Directive: Reproduce word for word the lines from the beginning of the entries to the line with "const annotation = 'Meta al';", both included, but none of the pictures.

____________________

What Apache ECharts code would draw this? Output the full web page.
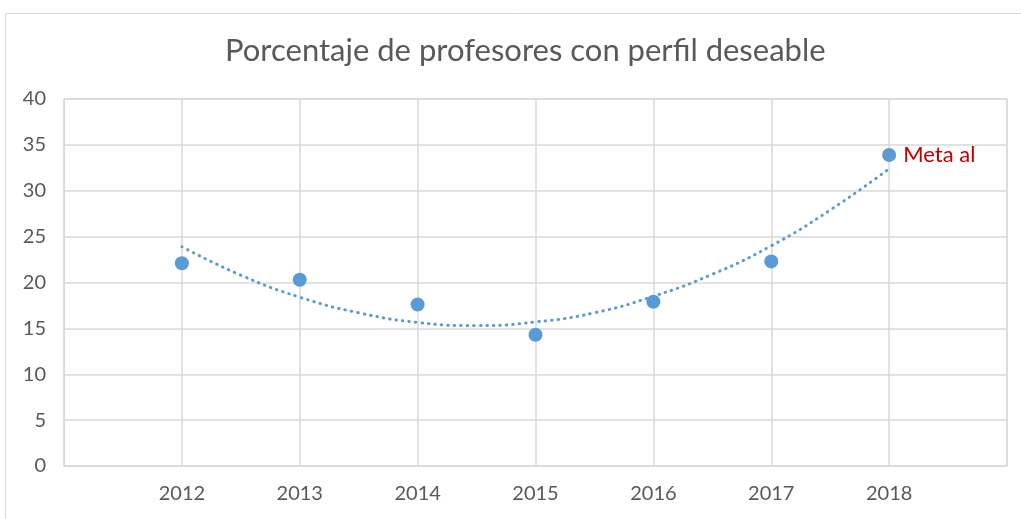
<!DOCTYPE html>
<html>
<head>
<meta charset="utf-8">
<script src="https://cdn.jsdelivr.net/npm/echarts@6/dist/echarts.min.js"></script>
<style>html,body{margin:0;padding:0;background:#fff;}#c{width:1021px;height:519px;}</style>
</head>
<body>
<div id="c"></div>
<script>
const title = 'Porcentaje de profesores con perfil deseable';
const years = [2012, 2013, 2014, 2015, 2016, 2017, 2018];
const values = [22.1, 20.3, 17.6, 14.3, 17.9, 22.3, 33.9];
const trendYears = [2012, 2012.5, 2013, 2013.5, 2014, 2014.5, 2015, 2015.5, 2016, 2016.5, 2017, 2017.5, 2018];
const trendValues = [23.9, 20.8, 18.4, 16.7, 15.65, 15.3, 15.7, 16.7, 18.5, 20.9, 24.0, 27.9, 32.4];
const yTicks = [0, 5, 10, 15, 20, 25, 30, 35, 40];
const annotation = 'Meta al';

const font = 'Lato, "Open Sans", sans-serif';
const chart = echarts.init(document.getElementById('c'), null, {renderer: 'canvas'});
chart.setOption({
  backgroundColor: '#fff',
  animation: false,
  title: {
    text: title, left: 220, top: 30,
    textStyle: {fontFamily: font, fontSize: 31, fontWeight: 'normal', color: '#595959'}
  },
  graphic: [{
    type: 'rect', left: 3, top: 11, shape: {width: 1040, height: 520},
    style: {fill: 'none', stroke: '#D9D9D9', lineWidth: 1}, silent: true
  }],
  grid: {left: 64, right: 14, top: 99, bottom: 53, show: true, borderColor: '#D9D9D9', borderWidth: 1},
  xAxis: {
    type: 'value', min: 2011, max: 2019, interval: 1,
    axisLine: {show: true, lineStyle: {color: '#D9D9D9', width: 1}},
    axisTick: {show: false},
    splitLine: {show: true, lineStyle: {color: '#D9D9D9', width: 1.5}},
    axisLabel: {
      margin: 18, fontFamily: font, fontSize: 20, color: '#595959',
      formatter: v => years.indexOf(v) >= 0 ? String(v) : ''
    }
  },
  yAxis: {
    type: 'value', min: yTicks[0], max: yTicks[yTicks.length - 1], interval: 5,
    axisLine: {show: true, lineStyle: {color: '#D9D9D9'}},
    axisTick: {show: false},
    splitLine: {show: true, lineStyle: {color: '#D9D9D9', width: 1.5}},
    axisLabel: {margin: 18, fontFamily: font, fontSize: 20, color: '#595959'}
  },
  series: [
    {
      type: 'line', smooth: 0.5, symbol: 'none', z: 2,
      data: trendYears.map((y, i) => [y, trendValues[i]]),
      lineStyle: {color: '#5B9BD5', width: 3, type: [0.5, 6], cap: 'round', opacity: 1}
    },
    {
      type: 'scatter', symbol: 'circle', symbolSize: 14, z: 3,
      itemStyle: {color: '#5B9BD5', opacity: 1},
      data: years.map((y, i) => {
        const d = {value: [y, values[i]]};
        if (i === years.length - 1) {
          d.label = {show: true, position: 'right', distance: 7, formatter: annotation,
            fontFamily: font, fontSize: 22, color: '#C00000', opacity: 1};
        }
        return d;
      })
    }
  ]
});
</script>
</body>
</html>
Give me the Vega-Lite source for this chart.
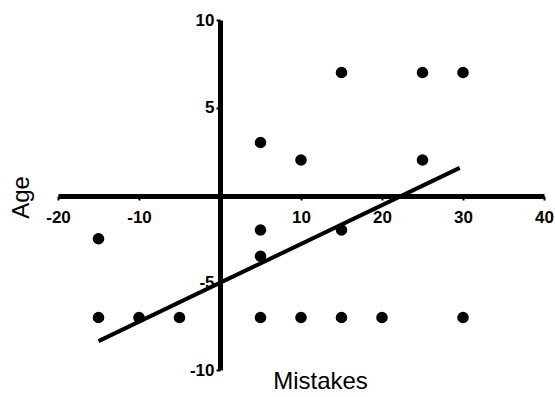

____________________

Correct output:
What Apache ECharts code would draw this? Output the full web page.
<!DOCTYPE html>
<html>
<head>
<meta charset="utf-8">
<script src="https://cdn.jsdelivr.net/npm/echarts@6/dist/echarts.min.js"></script>
<style>html,body{margin:0;padding:0;background:#fff;}#c{width:1021px;height:519px;}</style>
</head>
<body>
<div id="c"></div>
<script>
const title = 'Porcentaje de profesores con perfil deseable';
const years = [2012, 2013, 2014, 2015, 2016, 2017, 2018];
const values = [22.1, 20.3, 17.6, 14.3, 17.9, 22.3, 33.9];
const trendYears = [2012, 2012.5, 2013, 2013.5, 2014, 2014.5, 2015, 2015.5, 2016, 2016.5, 2017, 2017.5, 2018];
const trendValues = [23.9, 20.8, 18.4, 16.7, 15.65, 15.3, 15.7, 16.7, 18.5, 20.9, 24.0, 27.9, 32.4];
const yTicks = [0, 5, 10, 15, 20, 25, 30, 35, 40];
const annotation = 'Meta al';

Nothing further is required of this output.